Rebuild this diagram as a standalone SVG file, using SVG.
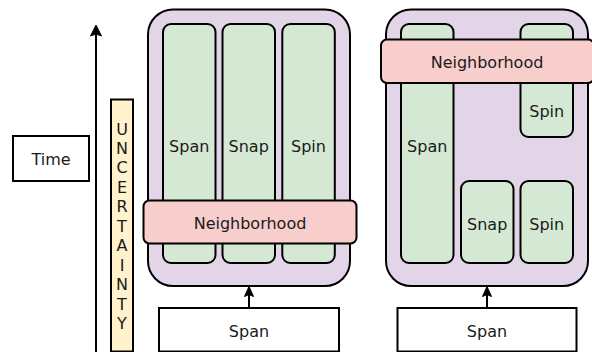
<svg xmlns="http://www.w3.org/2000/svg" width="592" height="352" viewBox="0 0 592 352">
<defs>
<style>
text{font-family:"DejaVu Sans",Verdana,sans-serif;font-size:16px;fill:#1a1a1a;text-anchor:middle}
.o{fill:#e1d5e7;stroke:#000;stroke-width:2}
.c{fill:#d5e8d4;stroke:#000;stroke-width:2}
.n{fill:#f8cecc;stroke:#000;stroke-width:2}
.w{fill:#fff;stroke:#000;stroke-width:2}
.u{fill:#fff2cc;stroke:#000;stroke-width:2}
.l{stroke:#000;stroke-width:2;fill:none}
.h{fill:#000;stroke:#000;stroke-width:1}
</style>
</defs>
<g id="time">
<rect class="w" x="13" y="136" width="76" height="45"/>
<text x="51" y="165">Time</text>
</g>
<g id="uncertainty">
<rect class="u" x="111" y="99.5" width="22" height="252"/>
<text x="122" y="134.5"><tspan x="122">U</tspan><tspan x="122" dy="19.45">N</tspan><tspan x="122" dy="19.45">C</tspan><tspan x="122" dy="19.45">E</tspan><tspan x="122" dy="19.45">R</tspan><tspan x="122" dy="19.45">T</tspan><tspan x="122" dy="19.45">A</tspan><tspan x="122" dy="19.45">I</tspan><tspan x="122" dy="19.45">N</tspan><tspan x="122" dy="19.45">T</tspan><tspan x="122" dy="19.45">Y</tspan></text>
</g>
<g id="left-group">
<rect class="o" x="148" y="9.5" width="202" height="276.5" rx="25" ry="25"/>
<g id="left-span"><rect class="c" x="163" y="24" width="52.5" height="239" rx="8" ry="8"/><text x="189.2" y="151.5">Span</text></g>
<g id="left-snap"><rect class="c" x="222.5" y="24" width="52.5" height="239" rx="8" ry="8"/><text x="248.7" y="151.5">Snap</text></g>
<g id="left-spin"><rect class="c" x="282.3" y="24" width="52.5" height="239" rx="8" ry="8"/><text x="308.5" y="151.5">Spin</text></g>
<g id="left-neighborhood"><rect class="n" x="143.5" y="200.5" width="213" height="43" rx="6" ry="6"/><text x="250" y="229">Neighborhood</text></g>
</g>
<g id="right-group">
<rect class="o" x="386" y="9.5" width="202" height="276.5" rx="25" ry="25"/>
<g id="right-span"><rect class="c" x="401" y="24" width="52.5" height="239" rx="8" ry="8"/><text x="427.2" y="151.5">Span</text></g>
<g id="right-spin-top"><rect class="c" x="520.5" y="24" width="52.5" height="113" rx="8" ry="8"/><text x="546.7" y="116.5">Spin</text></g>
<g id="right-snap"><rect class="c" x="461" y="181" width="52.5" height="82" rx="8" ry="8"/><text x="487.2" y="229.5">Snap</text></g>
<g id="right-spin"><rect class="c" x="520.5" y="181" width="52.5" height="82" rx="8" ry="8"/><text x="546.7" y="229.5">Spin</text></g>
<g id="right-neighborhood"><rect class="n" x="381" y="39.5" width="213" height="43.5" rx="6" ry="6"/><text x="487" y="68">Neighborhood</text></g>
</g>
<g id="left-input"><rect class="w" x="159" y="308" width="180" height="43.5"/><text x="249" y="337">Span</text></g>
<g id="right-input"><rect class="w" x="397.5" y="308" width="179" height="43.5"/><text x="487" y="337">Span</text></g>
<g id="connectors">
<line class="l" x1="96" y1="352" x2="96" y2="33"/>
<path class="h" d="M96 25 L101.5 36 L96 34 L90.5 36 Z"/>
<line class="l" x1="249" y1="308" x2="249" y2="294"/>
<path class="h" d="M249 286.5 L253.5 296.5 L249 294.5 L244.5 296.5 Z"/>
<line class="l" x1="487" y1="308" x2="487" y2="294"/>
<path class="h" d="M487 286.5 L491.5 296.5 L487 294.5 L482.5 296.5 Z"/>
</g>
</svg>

================

What to work on.
Transcribe the listing above verbatim. Omit the pictures.

Answer to the exercise.
Rebuild this diagram as a standalone SVG file, using SVG.
<svg xmlns="http://www.w3.org/2000/svg" width="592" height="352" viewBox="0 0 592 352">
<defs>
<style>
text{font-family:"DejaVu Sans",Verdana,sans-serif;font-size:16px;fill:#1a1a1a;text-anchor:middle}
.o{fill:#e1d5e7;stroke:#000;stroke-width:2}
.c{fill:#d5e8d4;stroke:#000;stroke-width:2}
.n{fill:#f8cecc;stroke:#000;stroke-width:2}
.w{fill:#fff;stroke:#000;stroke-width:2}
.u{fill:#fff2cc;stroke:#000;stroke-width:2}
.l{stroke:#000;stroke-width:2;fill:none}
.h{fill:#000;stroke:#000;stroke-width:1}
</style>
</defs>
<g id="time">
<rect class="w" x="13" y="136" width="76" height="45"/>
<text x="51" y="165">Time</text>
</g>
<g id="uncertainty">
<rect class="u" x="111" y="99.5" width="22" height="252"/>
<text x="122" y="134.5"><tspan x="122">U</tspan><tspan x="122" dy="19.45">N</tspan><tspan x="122" dy="19.45">C</tspan><tspan x="122" dy="19.45">E</tspan><tspan x="122" dy="19.45">R</tspan><tspan x="122" dy="19.45">T</tspan><tspan x="122" dy="19.45">A</tspan><tspan x="122" dy="19.45">I</tspan><tspan x="122" dy="19.45">N</tspan><tspan x="122" dy="19.45">T</tspan><tspan x="122" dy="19.45">Y</tspan></text>
</g>
<g id="left-group">
<rect class="o" x="148" y="9.5" width="202" height="276.5" rx="25" ry="25"/>
<g id="left-span"><rect class="c" x="163" y="24" width="52.5" height="239" rx="8" ry="8"/><text x="189.2" y="151.5">Span</text></g>
<g id="left-snap"><rect class="c" x="222.5" y="24" width="52.5" height="239" rx="8" ry="8"/><text x="248.7" y="151.5">Snap</text></g>
<g id="left-spin"><rect class="c" x="282.3" y="24" width="52.5" height="239" rx="8" ry="8"/><text x="308.5" y="151.5">Spin</text></g>
<g id="left-neighborhood"><rect class="n" x="143.5" y="200.5" width="213" height="43" rx="6" ry="6"/><text x="250" y="229">Neighborhood</text></g>
</g>
<g id="right-group">
<rect class="o" x="386" y="9.5" width="202" height="276.5" rx="25" ry="25"/>
<g id="right-span"><rect class="c" x="401" y="24" width="52.5" height="239" rx="8" ry="8"/><text x="427.2" y="151.5">Span</text></g>
<g id="right-spin-top"><rect class="c" x="520.5" y="24" width="52.5" height="113" rx="8" ry="8"/><text x="546.7" y="116.5">Spin</text></g>
<g id="right-snap"><rect class="c" x="461" y="181" width="52.5" height="82" rx="8" ry="8"/><text x="487.2" y="229.5">Snap</text></g>
<g id="right-spin"><rect class="c" x="520.5" y="181" width="52.5" height="82" rx="8" ry="8"/><text x="546.7" y="229.5">Spin</text></g>
<g id="right-neighborhood"><rect class="n" x="381" y="39.5" width="213" height="43.5" rx="6" ry="6"/><text x="487" y="68">Neighborhood</text></g>
</g>
<g id="left-input"><rect class="w" x="159" y="308" width="180" height="43.5"/><text x="249" y="337">Span</text></g>
<g id="right-input"><rect class="w" x="397.5" y="308" width="179" height="43.5"/><text x="487" y="337">Span</text></g>
<g id="connectors">
<line class="l" x1="96" y1="352" x2="96" y2="33"/>
<path class="h" d="M96 25 L101.5 36 L96 34 L90.5 36 Z"/>
<line class="l" x1="249" y1="308" x2="249" y2="294"/>
<path class="h" d="M249 286.5 L253.5 296.5 L249 294.5 L244.5 296.5 Z"/>
<line class="l" x1="487" y1="308" x2="487" y2="294"/>
<path class="h" d="M487 286.5 L491.5 296.5 L487 294.5 L482.5 296.5 Z"/>
</g>
</svg>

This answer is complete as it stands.